With the pontificate of Clement V we have gone beyond our period. Already, however, in Boniface VIII’s time, it would seem that the old view of the papacy as embracing pope and cardinals was losing ground even in the college itself. Boniface made it clear that he thought he could act without the cardinals if necessary. Berengar Fredoli, cardinal bishop of Tusculum in the late thirteenth century, told the ambassador of the king of Aragon not to bother presenting his case in consistory, since Boniface never brought anything up in consistory except what he chose not to do.85 He held weekly consistories for routine matters, but reserved all important affairs to himself and a small handful of trusted colleagues, and would brook no contradiction in consistory.86 There was clearly a growing antipathy between him and some of his cardinals, in part the residue of rivalries which had sprung up during the pontificate of Celestine V.

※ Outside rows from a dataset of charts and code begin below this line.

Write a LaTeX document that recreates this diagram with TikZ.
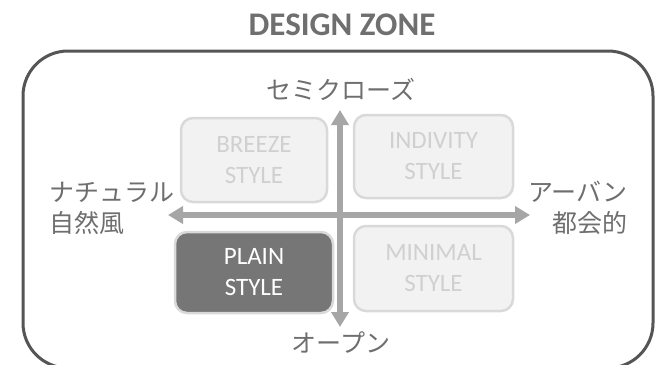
\documentclass[tikz,border=0pt]{standalone}
\usepackage{fontspec}
\setmainfont{Carlito}
\newfontfamily\jpfont{Noto Sans CJK JP}
\usetikzlibrary{arrows.meta}

\definecolor{framegray}{HTML}{555555}
\definecolor{titlegray}{HTML}{6F6F6F}
\definecolor{labelgray}{HTML}{6E6E6E}
\definecolor{axisgray}{HTML}{A6A6A6}
\definecolor{boxline}{HTML}{D9D9D9}
\definecolor{offfill}{HTML}{F2F2F2}
\definecolor{offtext}{HTML}{D0D0D0}
\definecolor{onfill}{HTML}{767676}

\begin{document}
\begin{tikzpicture}[x=1pt, y=-1pt,
    stylebox/.style={draw=boxline, line width=2.5pt, rounded corners=12pt, align=center,
      inner sep=0pt, font=\fontsize{25}{31}\selectfont},
    offbox/.style={stylebox, fill=offfill, text=offtext},
    onbox/.style={stylebox, fill=onfill, text=white},
    axis/.style={line width=6.5pt, draw=axisgray,
      {Triangle[width=17pt,length=15pt]}-{Triangle[width=17pt,length=15pt]}},
    axlabel/.style={text=labelgray, inner sep=0pt, font=\jpfont\fontsize{25}{31}\selectfont}]
  \useasboundingbox (0,0) rectangle (655,364);

  % 見出しと枠
  \node [text=titlegray, font=\bfseries\fontsize{33}{36}\selectfont] (zone) at (342,25) {DESIGN ZONE};
  \draw [framegray, line width=3pt, rounded corners=45pt] (23,51) rectangle (653,368);

  % 座標軸
  \coordinate (up) at (340,110);
  \coordinate (down) at (340,327);
  \coordinate (left) at (168,215);
  \coordinate (right) at (530,215);
  \draw [axis] (down) -- (up);
  \draw [axis] (left) -- (right);

  % 軸の説明
  \node [axlabel] (semiclose) at (341,89) {セミクローズ};
  \node [axlabel] (open) at (341,343) {オープン};
  \node [axlabel, anchor=west, align=left] (natural) at (49,208) {ナチュラル\\自然風};
  \node [axlabel, anchor=east, align=right] (urban) at (628,208) {アーバン\\都会的};

  % スタイル
  \node [offbox, minimum width=146pt, minimum height=84pt] (breeze) at (254,160) {BREEZE\\STYLE};
  \node [offbox, minimum width=159pt, minimum height=83pt] (indivity) at (433.5,156.5) {INDIVITY\\STYLE};
  \node [onbox, minimum width=158pt, minimum height=81pt] (plain) at (254,272.5) {PLAIN\\STYLE};
  \node [offbox, minimum width=159pt, minimum height=85pt] (minimal) at (433.5,268.5) {MINIMAL\\STYLE};
\end{tikzpicture}
\end{document}
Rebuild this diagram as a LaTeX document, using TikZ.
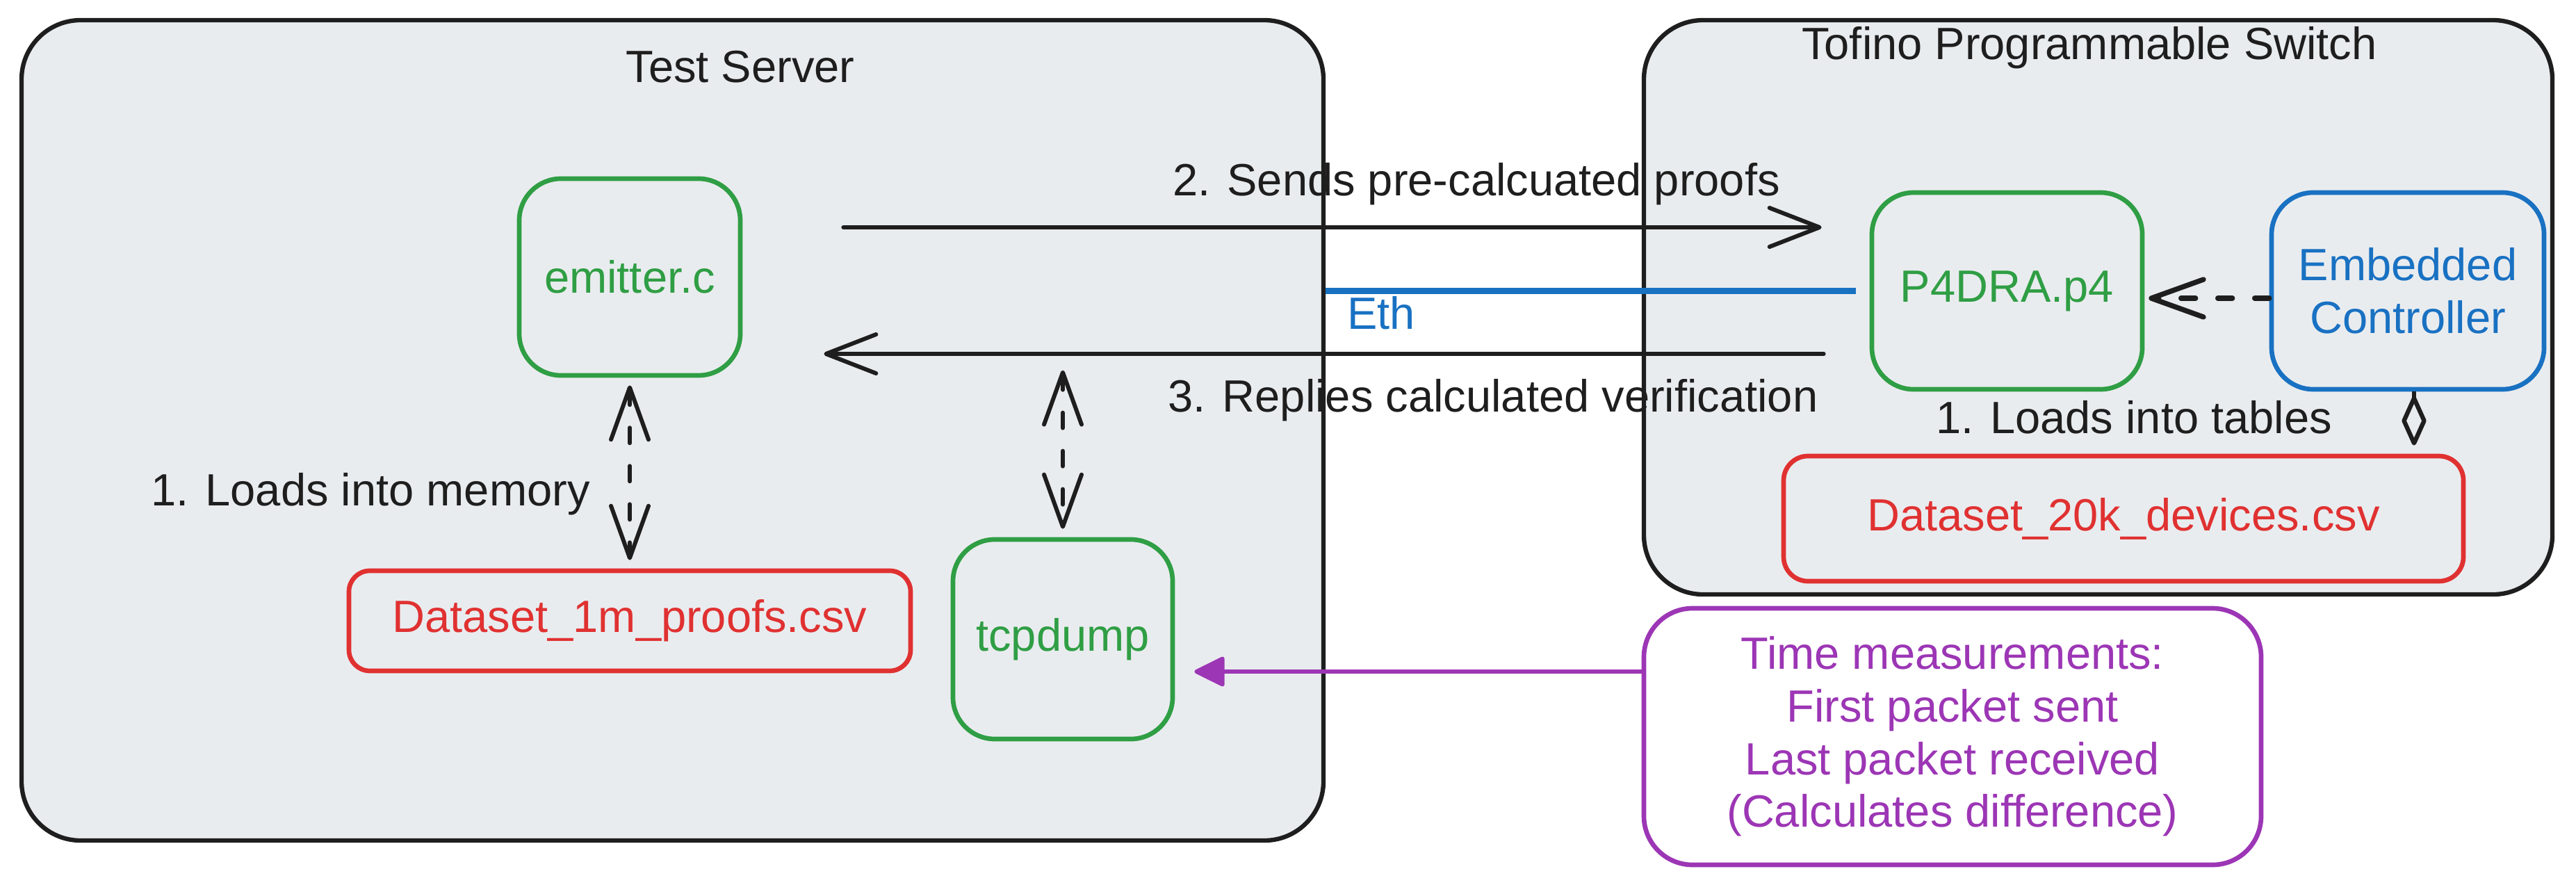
\documentclass[tikz,border=0pt]{standalone}
\usepackage{fontspec}
\setmainfont{Liberation Sans}
\usetikzlibrary{arrows.meta}

\definecolor{ink}{HTML}{1E1E1E}
\definecolor{panel}{HTML}{E9ECEF}
\definecolor{codegreen}{HTML}{2F9E44}
\definecolor{filered}{HTML}{E03131}
\definecolor{ethblue}{HTML}{1971C2}
\definecolor{measpurple}{HTML}{9C36B5}

\tikzset{
  every node/.style={font=\fontsize{18.5pt}{21.5pt}\selectfont},
  group/.style={draw=ink, line width=1.8pt, fill=panel, rounded corners=0.85cm},
  comp/.style={draw=#1, text=#1, line width=1.9pt, rounded corners=0.6cm, align=center},
  datafile/.style={draw=filered, text=filered, line width=1.9pt, rounded corners=0.3cm},
  note/.style={text=ink, anchor=base},
  msg/.style={draw=ink, line width=1.7pt, line cap=round,
    -{Straight Barb[length=0.72cm, width=0.56cm, round]}},
  load/.style={draw=ink, line width=1.7pt, line cap=round, dash pattern=on 0.22cm off 0.33cm,
    {Straight Barb[length=0.75cm, width=0.54cm, round]}-{Straight Barb[length=0.75cm, width=0.54cm, round]}},
  push/.style={draw=ink, line width=2.1pt, line cap=round, dash pattern=on 0.21cm off 0.32cm,
    -{Straight Barb[length=0.75cm, width=0.54cm, round]}},
  pairlink/.style={draw=ink, line width=1.8pt,
    -{Kite[open, length=0.80cm, width=0.36cm, inset=0.40cm, round]}},
  ethlink/.style={draw=ethblue, line width=2.6pt},
  measure/.style={draw=measpurple, line width=1.6pt,
    -{Triangle[length=0.47cm, width=0.45cm, round]}}
}

\begin{document}
\begin{tikzpicture}
  \useasboundingbox (0,0) rectangle (37.06,-12.73);

  % Test Server on the left
  \node[group, minimum width=18.73cm, minimum height=11.80cm] (server) at (9.675,-6.19) {};
  \node[note] (serverTitle) at (10.65,-1.18) {Test Server};

  \node[comp=codegreen, minimum width=3.18cm, minimum height=2.83cm] (emitter) at (9.06,-3.985) {emitter.c};
  \node[datafile, minimum width=8.08cm, minimum height=1.44cm] (proofs) at (9.06,-8.93) {Dataset\_1m\_proofs.csv};
  \node[comp=codegreen, minimum width=3.16cm, minimum height=2.87cm] (tcpdump) at (15.29,-9.195) {tcpdump};

  % Tofino switch on the right
  \node[group, minimum width=13.07cm, minimum height=8.26cm] (switch) at (30.185,-4.42) {};
  \node[note] (switchTitle) at (30.06,-0.85) {Tofino Programmable Switch};

  \node[comp=codegreen, minimum width=3.89cm, minimum height=2.83cm] (p4) at (28.875,-4.185) {P4DRA.p4};
  \node[comp=ethblue, minimum width=3.92cm, minimum height=2.83cm] (ctrl) at (34.64,-4.185) {Embedded\\Controller};
  \node[datafile, rounded corners=0.35cm, minimum width=9.78cm, minimum height=1.80cm] (devices) at (30.55,-7.46) {Dataset\_20k\_devices.csv};

  % measurement note below the switch
  \node[comp=measpurple, fill=white, rounded corners=0.7cm, minimum width=8.88cm, minimum height=3.69cm] (timing) at (28.09,-10.595)
    {Time measurements:\\First packet sent\\Last packet received\\(Calculates difference)};

  % traffic between server and switch
  \coordinate (sendY) at ([yshift=0.715cm]emitter.east);
  \coordinate (replyY) at ([yshift=-1.105cm]emitter.east);
  \draw[msg, shorten <=1.45cm, shorten >=0.69cm] (sendY) -- (sendY -| p4.west);
  \draw[msg, shorten <=0.66cm, shorten >=1.17cm] (replyY -| p4.west) -- (replyY);
  \node[note] (sendLabel) at (21.24,-2.81) {2. Sends pre-calcuated proofs};
  \node[note] (replyLabel) at (21.48,-5.92) {3. Replies calculated verification};

  \draw[ethlink, shorten >=0.2cm] (server.east |- p4.west) -- (p4.west)
    node[pos=0, anchor=base west, text=ethblue, xshift=0.15cm, yshift=-0.55cm] {Eth};

  % loading the datasets
  \coordinate (tap) at ([yshift=2.51cm]tcpdump.north);
  \foreach \from/\to in {emitter.south/proofs.north, tap/tcpdump.north}
    \draw[load, shorten <=0.11cm, shorten >=0.12cm] (\from) -- (\to);
  \node[note] (memLabel) at (5.33,-7.27) {1. Loads into memory};

  \draw[push, shorten >=0.06cm] ([yshift=-0.105cm]ctrl.west) -- ([yshift=-0.105cm]p4.east);
  \coordinate (ctrlFoot) at ([xshift=0.09cm]ctrl.south);
  \draw[pairlink, shorten >=0.12cm] (ctrlFoot) -- (ctrlFoot |- devices.north);
  \node[note] (tableLabel) at (30.70,-6.23) {1. Loads into tables};

  % timing taken at tcpdump
  \coordinate (timeTap) at ([yshift=0.935cm]timing.west);
  \draw[measure, shorten >=0.28cm] (timeTap) -- (timeTap -| tcpdump.east);

\end{tikzpicture}
\end{document}
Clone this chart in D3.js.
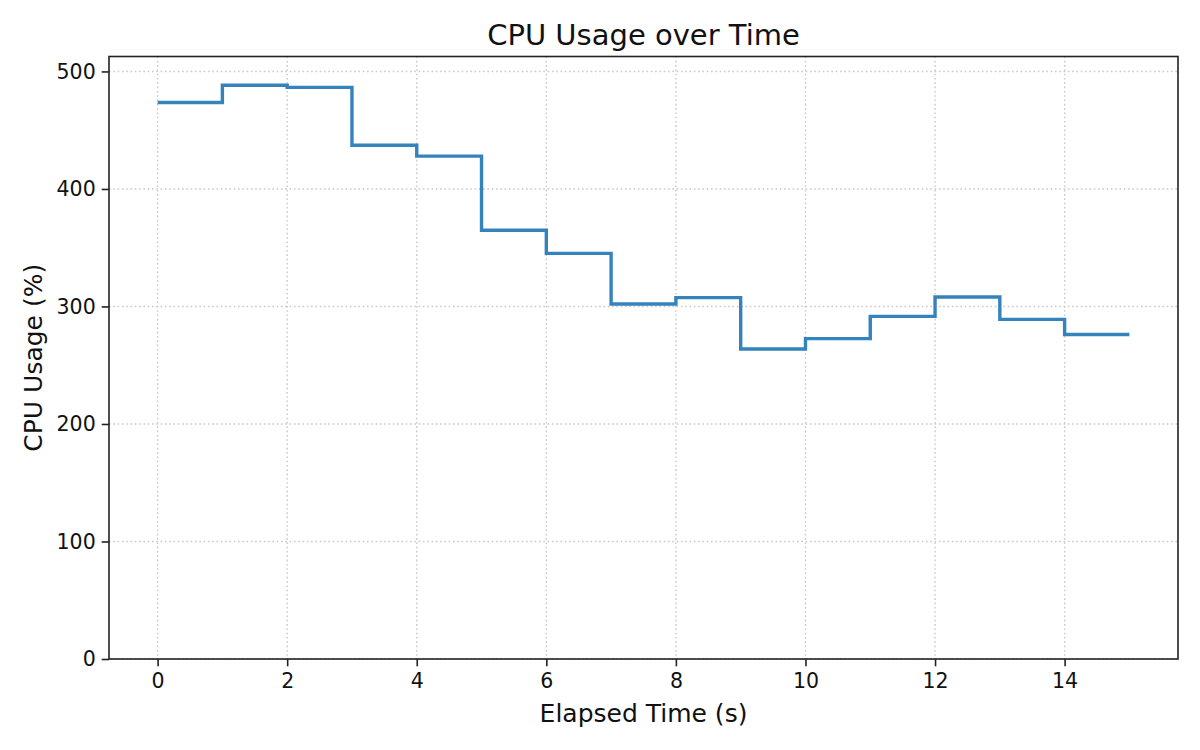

This came to a head during the quarrel (c. 1310) with the Colonnese cardinals, James and Peter, which dramatized a sovereignty of the pope’s person so great as to leave no room for the aspirations or ambitions of the cardinals. Much of the complaint that the Colonnesi made against Boniface was based on the assumption that the status or juridical character of the cardinals was perpetual.87 But Boniface, we are told, would have none of this:

Some might say that the cardinals do not have status. They do and they don’t, since he who is established in plenitude of power over all and has the power to loose and to bind, as the vicar of Jesus Christ, is chosen by and proceeds from their canonical election. Indeed, there is no one, after the Roman pontiff himself, who has such an elevated status as this. It is well known that they are members of our head.

However, they do not have the status of preeminence that the pope has. No one else has this kind of status except the pope alone, since he is not beneath that of anyone inferior to him. But the cardinals who have status are beneath the status of the Roman pontiff, who has power to correct and to punish them.88

In the early stages of their struggle with Boniface, the Colonnese cardinals were not the only members of the college to oppose the pope. Several of their colleagues were in touch with King Philip IV of France, attacking Boniface behind his back. In April 1311, before an investigative commission set up by Clement V, the names of several of these emerged, the most prominent being John Lemoine, no friend of the pope. He admitted that he had told Philip IV that he thought Boniface was a heretic, presumably when he had been a legate in France, since he added that he could not remember having written to the king on the subject.89 Rumors flew of a serious split in the college and a bitterness among those who were, for one reason or another, at odds with Boniface.